There are two ways of adjusting it. You turn the knob to make fine adjustments. It's stiff, but that's good because it helps you to be precise.

If you need to turn it more than let's say 5 or 10 degrees, though, you would use the other way which involves turning the wavy looking ring thing (which is also quite stiff to turn, so slightly tricky). Then the head will move freely in that axis with no resistance. That's when you'd run into problems with a very heavy setup that isn't balanced - if you wanted to tilt with a front heavy setup then the whole thing will fall forward when you release the wavy thing.

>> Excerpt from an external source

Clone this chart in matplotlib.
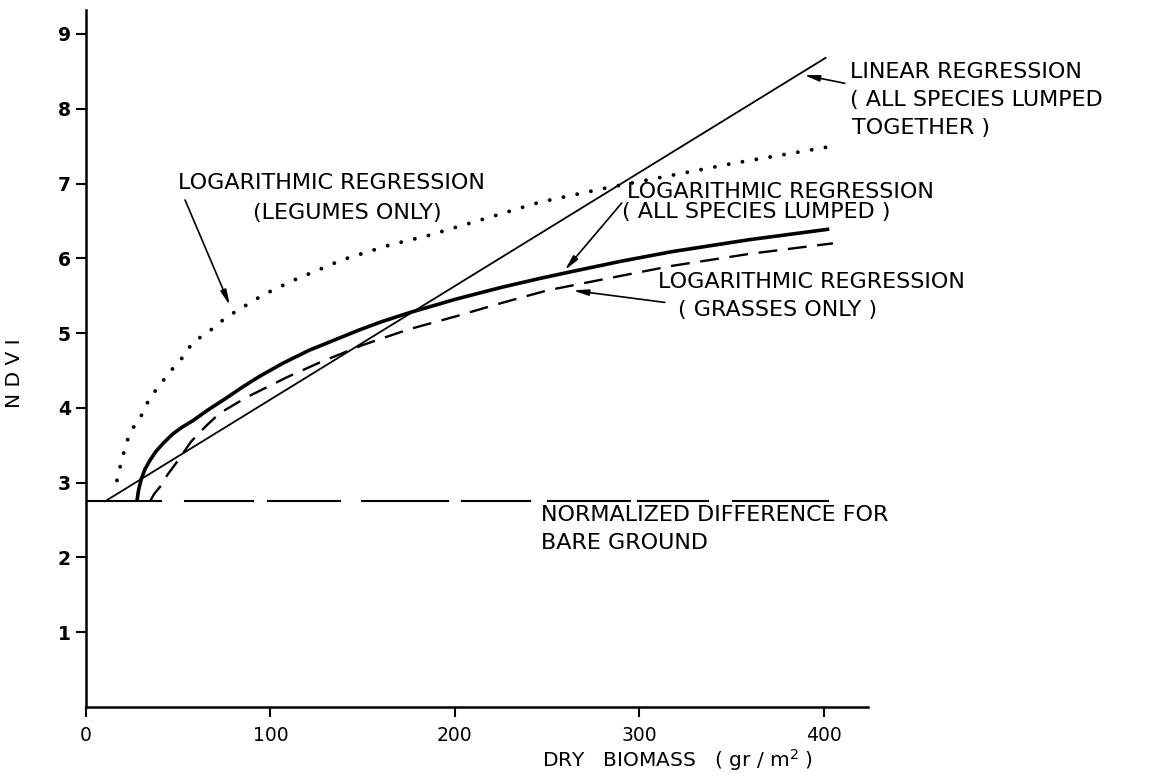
import matplotlib.pyplot as plt

plt.rcParams['font.family'] = ['DejaVu Sans']

# data
x_ticks = [0, 100, 200, 300, 400]
y_ticks = [1, 2, 3, 4, 5, 6, 7, 8, 9]

linear_x = [10.3, 401]
linear_y = [2.75, 8.68]

lumped_x = [27.6, 28.5, 30, 32, 34.7, 38, 42, 47, 52, 58, 66, 76, 85, 94, 107,
            121, 135, 148, 160, 175, 200, 225, 246, 261, 290, 318, 360, 403]
lumped_y = [2.75, 2.90, 3.05, 3.18, 3.30, 3.42, 3.53, 3.65, 3.74, 3.83, 3.97,
            4.13, 4.28, 4.42, 4.60, 4.77, 4.91, 5.04, 5.15, 5.27, 5.45, 5.61,
            5.73, 5.81, 5.96, 6.09, 6.25, 6.39]

grass_x = [34.7, 37, 41, 44, 50, 57, 65.6, 72.6, 87, 109, 127, 150, 175, 200,
           225, 250, 278.6, 318, 360, 405]
grass_y = [2.75, 2.85, 2.97, 3.10, 3.30, 3.55, 3.77, 3.93, 4.14, 4.41, 4.61,
           4.84, 5.05, 5.22, 5.40, 5.57, 5.71, 5.90, 6.06, 6.20]

legume_x = [16.8, 19.5, 22.9, 26, 29.3, 34.7, 40, 44, 52.6, 58, 65.6, 76, 84,
            96, 112, 139, 165, 185, 215, 246, 282, 326, 351, 405]
legume_y = [3.03, 3.32, 3.60, 3.75, 3.86, 4.14, 4.30, 4.44, 4.68, 4.88, 5.00,
            5.21, 5.33, 5.51, 5.70, 5.98, 6.18, 6.30, 6.52, 6.75, 6.94, 7.15,
            7.27, 7.50]

bare_level = 2.76
bare_starts = [0, 53.7, 98.6, 149.6, 203.8, 250.4, 299.2, 350.7]
bare_ends = [40.4, 90.5, 137.7, 196.2, 240.7, 294.9, 337.1, 402.2]

fig = plt.figure(figsize=(11.5, 7.77), dpi=100)
ax = fig.add_axes([86 / 1150, 70 / 777, (868 - 86) / 1150, (707 - 10) / 777])
ax.set_xlim(0, 424)
ax.set_ylim(0, 9.32)

ax.plot(linear_x, linear_y, color='black', lw=1.3)
ax.plot(lumped_x, lumped_y, color='black', lw=2.6, solid_capstyle='butt')
ax.plot(grass_x, grass_y, color='black', lw=1.7, linestyle=(0, (8, 4.5)))
ax.plot(legume_x, legume_y, color='black', lw=2.8,
        linestyle=(0, (0.01, 3.6)), dash_capstyle='round')
for s, e in zip(bare_starts, bare_ends):
    ax.plot([s, e], [bare_level, bare_level], color='black', lw=1.5)

for side in ['top', 'right']:
    ax.spines[side].set_visible(False)
for side in ['left', 'bottom']:
    ax.spines[side].set_linewidth(1.8)

ax.set_xticks(x_ticks)
ax.set_yticks(y_ticks)
ax.tick_params(axis='both', direction='out', length=7, width=1.5, color='black')
ax.tick_params(axis='x', labelsize=13.5, pad=7)
ax.tick_params(axis='y', labelsize=13.5, pad=4)
for lab in ax.get_yticklabels():
    lab.set_fontweight('bold')

fig.text(15 / 1150, 1 - 373 / 777, 'N D V I', rotation=90, fontsize=14.5,
         ha='center', va='center')
fig.text(542 / 1150, 1 - 760 / 777, 'DRY   BIOMASS   ( gr / m$^2$ )',
         fontsize=14.5, ha='left', va='center')


def label(px, py, s):
    fig.text(px / 1150, 1 - py / 777, s, fontsize=16, ha='left', va='center')


label(850, 72, 'LINEAR REGRESSION')
label(850, 100, '( ALL SPECIES LUMPED')
label(852, 128, 'TOGETHER )')
label(178, 183, 'LOGARITHMIC REGRESSION')
label(253, 213, '(LEGUMES ONLY)')
label(627, 192, 'LOGARITHMIC REGRESSION')
label(622, 212, '( ALL SPECIES LUMPED )')
label(658, 282, 'LOGARITHMIC REGRESSION')
label(678, 310, '( GRASSES ONLY )')
label(541, 515, 'NORMALIZED DIFFERENCE FOR')
label(541, 543, 'BARE GROUND')

arrow = dict(arrowstyle='-|>,head_length=0.9,head_width=0.18', color='black',
             lw=1.2, shrinkA=0, shrinkB=0)
ax.annotate('', xy=(389.2, 8.45), xytext=(411.4, 8.34), arrowprops=arrow,
            annotation_clip=False)
ax.annotate('', xy=(78, 5.37), xytext=(53.7, 6.78), arrowprops=arrow)
ax.annotate('', xy=(259.6, 5.84), xytext=(290.5, 6.74), arrowprops=arrow)
ax.annotate('', xy=(264, 5.57), xytext=(313.8, 5.41), arrowprops=arrow)

fig.savefig('out.png', dpi=100)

Now, you can avoid all this by only using the fine adjustment but that takes a while. I just tested it there and it's 10 to 12 wrist rotations to turn 45 degrees.

If you were going to get this head then it would be worth figuring out a way to get the rig balanced on it.

Thanks, and actually, that doesn't sound too slow at all.  When I've got a long tele setup on the camera then I'm not looking up or down that much normally, and if I needed to quickly rotate it a lot then I could just rotate the tripod legs as I'm mostly shooting on flat surfaces.  I understand about having a balanced rig and that's probably something I should look at regardless, although I don't have any trouble getting my current setup to roughly the right direction, it's just the fine-tuning that is where I have difficulty because it sticks and then gives suddenly and makes adjustments that are too large.  Obviously with the geared head this issue would be completely rectified.

I'm assuming that one of those controls is the one that will enable you to level the horizon?  It seems so, but the description only says that it can go "90° sideways for portrait orientation" but I'm not sure if it would go any amount the other way (ie, the opposite direction to turning the camera to portrait mode) if that's what was required to level the horizon?